Fans of trashy drive-in cinema will delight at this amateurish but watchably "so bad, it's good" fare from Ted V. Mikels.

Opening with a cheesy housecat attack we soon learn that the guys at Lotus Cat Food Company are buying bodies from a local gravedigger and grinding them up as a "secret ingredient" in their pet food. However, the side effect has our feline friends eating the food (remember, it's made from yummy humans!) and going loco and flying at their owner's necks in a blood frenzy fury.
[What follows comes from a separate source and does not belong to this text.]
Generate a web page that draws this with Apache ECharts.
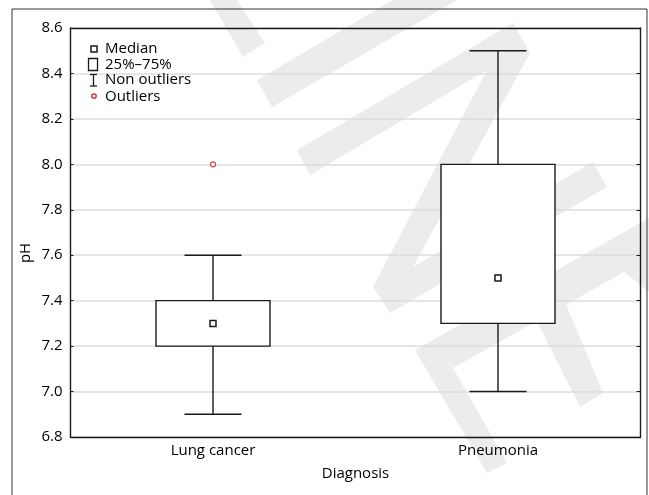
<!DOCTYPE html>
<html>
<head>
<meta charset="utf-8">
<script src="https://cdn.jsdelivr.net/npm/echarts@6/dist/echarts.min.js"></script>
<style>
html,body{margin:0;padding:0;background:#fff;}
#chart{width:649px;height:495px;}
</style>
</head>
<body>
<div id="chart"></div>
<script>
const categories = ['Lung cancer', 'Pneumonia'];
const whiskerLow = [6.9, 7.0];
const q1 = [7.2, 7.3];
const median = [7.3, 7.5];
const q3 = [7.4, 8.0];
const whiskerHigh = [7.6, 8.5];
const outlierCategory = ['Lung cancer'];
const outlierValue = [8.0];
const yTicks = ['6.8','7.0','7.2','7.4','7.6','7.8','8.0','8.2','8.4','8.6'];
const legendLabels = ['Median', '25%–75%', 'Non outliers', 'Outliers'];

const FONT = '"Open Sans", "Noto Sans", sans-serif';
const FS = 15;
const LINE = '#1a1a1a';
const RED = '#c0222b';
const WM = '#ececec';

const boxData = categories.map((c, i) => [i, whiskerLow[i], q1[i], median[i], q3[i], whiskerHigh[i]]);
const outlierData = outlierCategory.map((c, i) => [c, outlierValue[i]]);

function renderBox(params, api) {
  const idx = api.value(0);
  const cx = api.coord([idx, api.value(3)])[0];
  const band = api.size([1, 0])[0];
  const boxW = band * 0.4;
  const capW = band * 0.2;
  const yLo = api.coord([idx, api.value(1)])[1];
  const yQ1 = api.coord([idx, api.value(2)])[1];
  const yMed = api.coord([idx, api.value(3)])[1];
  const yQ3 = api.coord([idx, api.value(4)])[1];
  const yHi = api.coord([idx, api.value(5)])[1];
  const ls = {stroke: LINE, lineWidth: 1.4, fill: null};
  return {
    type: 'group',
    children: [
      {type: 'line', shape: {x1: cx, y1: yHi, x2: cx, y2: yQ3}, style: ls},
      {type: 'line', shape: {x1: cx - capW / 2, y1: yHi, x2: cx + capW / 2, y2: yHi}, style: ls},
      {type: 'line', shape: {x1: cx, y1: yQ1, x2: cx, y2: yLo}, style: ls},
      {type: 'line', shape: {x1: cx - capW / 2, y1: yLo, x2: cx + capW / 2, y2: yLo}, style: ls},
      {type: 'rect', shape: {x: cx - boxW / 2, y: yQ3, width: boxW, height: yQ1 - yQ3},
        style: {stroke: LINE, lineWidth: 1.4, fill: '#fff'}},
      {type: 'rect', shape: {x: cx - 3, y: yMed - 3, width: 6, height: 6},
        style: {stroke: LINE, lineWidth: 1.5, fill: '#fff'}}
    ]
  };
}

const wmPolys = [
  [[210,0],[237,0],[265,43],[243,57]],
  [[257,80],[393,0],[457,0],[272,107]],
  [[297,150],[513,23],[530,53],[413,267],[593,162],[607,187],[390,313],[373,287],[487,70],[310,175]],
  [[415,350],[649,218],[649,258],[453,368]],
  [[415,350],[453,368],[507,463],[487,473]],
  [[530,307],[560,290],[603,393],[580,407]],
  [[623,271],[649,256],[649,292]]
];

const graphics = wmPolys.map(p => ({
  type: 'polygon', z: -10, silent: true,
  shape: {points: p}, style: {fill: WM}
}));
graphics.push({
  type: 'rect', z: 100, silent: true,
  shape: {x: 12, y: 9, width: 635, height: 520},
  style: {stroke: '#333', lineWidth: 1, fill: null}
});
graphics.push({
  type: 'text', z: 100, x: 26, y: 253, rotation: Math.PI / 2,
  style: {text: 'pH', font: FS + 'px ' + FONT, fill: '#000', align: 'center', verticalAlign: 'middle'}
});
// legend
graphics.push({type: 'rect', z: 100, shape: {x: 91, y: 46, width: 6, height: 6},
  style: {stroke: LINE, lineWidth: 1.5, fill: '#fff'}});
graphics.push({type: 'rect', z: 100, shape: {x: 88.5, y: 58.5, width: 9, height: 12},
  style: {stroke: LINE, lineWidth: 1.3, fill: '#fff'}});
graphics.push({type: 'polyline', z: 100, shape: {points: [[90, 74.5], [97, 74.5]]}, style: {stroke: LINE, lineWidth: 1.3}});
graphics.push({type: 'polyline', z: 100, shape: {points: [[93.5, 74.5], [93.5, 86]]}, style: {stroke: LINE, lineWidth: 1.3}});
graphics.push({type: 'polyline', z: 100, shape: {points: [[90, 86], [97, 86]]}, style: {stroke: LINE, lineWidth: 1.3}});
graphics.push({type: 'circle', z: 100, shape: {cx: 94, cy: 96, r: 2.2},
  style: {stroke: RED, lineWidth: 1.3, fill: '#fff'}});
const legendY = [49, 65, 80, 97];
legendLabels.forEach((t, i) => {
  graphics.push({type: 'text', z: 100, x: 105, y: legendY[i],
    style: {text: t, font: FS + 'px ' + FONT, fill: '#000', verticalAlign: 'middle'}});
});

const chart = echarts.init(document.getElementById('chart'), null, {renderer: 'canvas'});
chart.setOption({
  animation: false,
  backgroundColor: '#fff',
  grid: {left: 70.5, right: 8.5, top: 28, bottom: 58},
  graphic: graphics,
  xAxis: [{
    type: 'category', data: categories, position: 'bottom',
    axisLine: {lineStyle: {color: LINE, width: 1.4}},
    axisTick: {inside: true, alignWithLabel: true, length: 4, lineStyle: {color: LINE}},
    axisLabel: {color: '#000', fontFamily: FONT, fontSize: FS, margin: 6},
    name: 'Diagnosis', nameLocation: 'middle', nameGap: 29,
    nameTextStyle: {color: '#000', fontFamily: FONT, fontSize: FS}
  }, {
    type: 'category', data: categories, position: 'top',
    axisLine: {lineStyle: {color: LINE, width: 1.4}},
    axisTick: {inside: true, alignWithLabel: true, length: 4, lineStyle: {color: LINE}},
    axisLabel: {show: false}
  }],
  yAxis: [{
    type: 'value', min: 6.8, max: 8.6, interval: 0.2, position: 'left',
    axisLine: {show: true, lineStyle: {color: LINE, width: 1.4}},
    axisTick: {show: true, inside: true, length: 3, lineStyle: {color: LINE}},
    axisLabel: {color: '#000', fontFamily: FONT, fontSize: FS, margin: 8,
      formatter: (v) => { const s = v.toFixed(1); return yTicks.includes(s) ? s : ''; }},
    splitLine: {show: true, lineStyle: {color: '#dcdcdc', width: 1.5}}
  }, {
    type: 'value', min: 6.8, max: 8.6, interval: 0.2, position: 'right',
    axisLine: {show: true, lineStyle: {color: LINE, width: 1.4}},
    axisTick: {show: true, inside: true, length: 4, lineStyle: {color: LINE}},
    axisLabel: {show: false},
    splitLine: {show: false}
  }],
  series: [{
    type: 'custom', xAxisIndex: 0, yAxisIndex: 0,
    renderItem: renderBox, data: boxData, z: 5
  }, {
    type: 'scatter', xAxisIndex: 0, yAxisIndex: 0, data: outlierData,
    symbol: 'circle', symbolSize: 5,
    itemStyle: {color: '#fff', borderColor: RED, borderWidth: 1.3}, z: 6
  }]
});
</script>
</body>
</html>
It's up to a doctor and his nurse sidekick to try and solve the mystery and stop the cat murders.

Morbid premise is given dopey execution with this totally inept cult classic (which every self respecting bad movie fan should see at least once) that has a cast filled with mostly ugly non-actors (though Sanford Mitchell gives a priceless over-the-top performance as the nuttier of the company owners) and lots of bizarre attempts at humour to make it one lurid little shocker that entertains just because it's so darn off-beat.

This is my first exposure to Mikel's work and if this is an example of his other films I'll be sure to seek them out; but I must give him credit for being fairly competent as a director (even the "graveyard burial" scene almost works).

Thanks to Image Entertainment you can snag this on DVD (for about ten bucks!); it's well worth the cash for lots of unintentional cheesy laughs.

Followed almost thirty years later by a sequel.

Directed By: Ted V. Mikels.
Written By: Joseph Cranston, Arch Hall.

Starring: Sean Kenney, Monika Kelly, Sanford Mitchell, J. Byron Foster.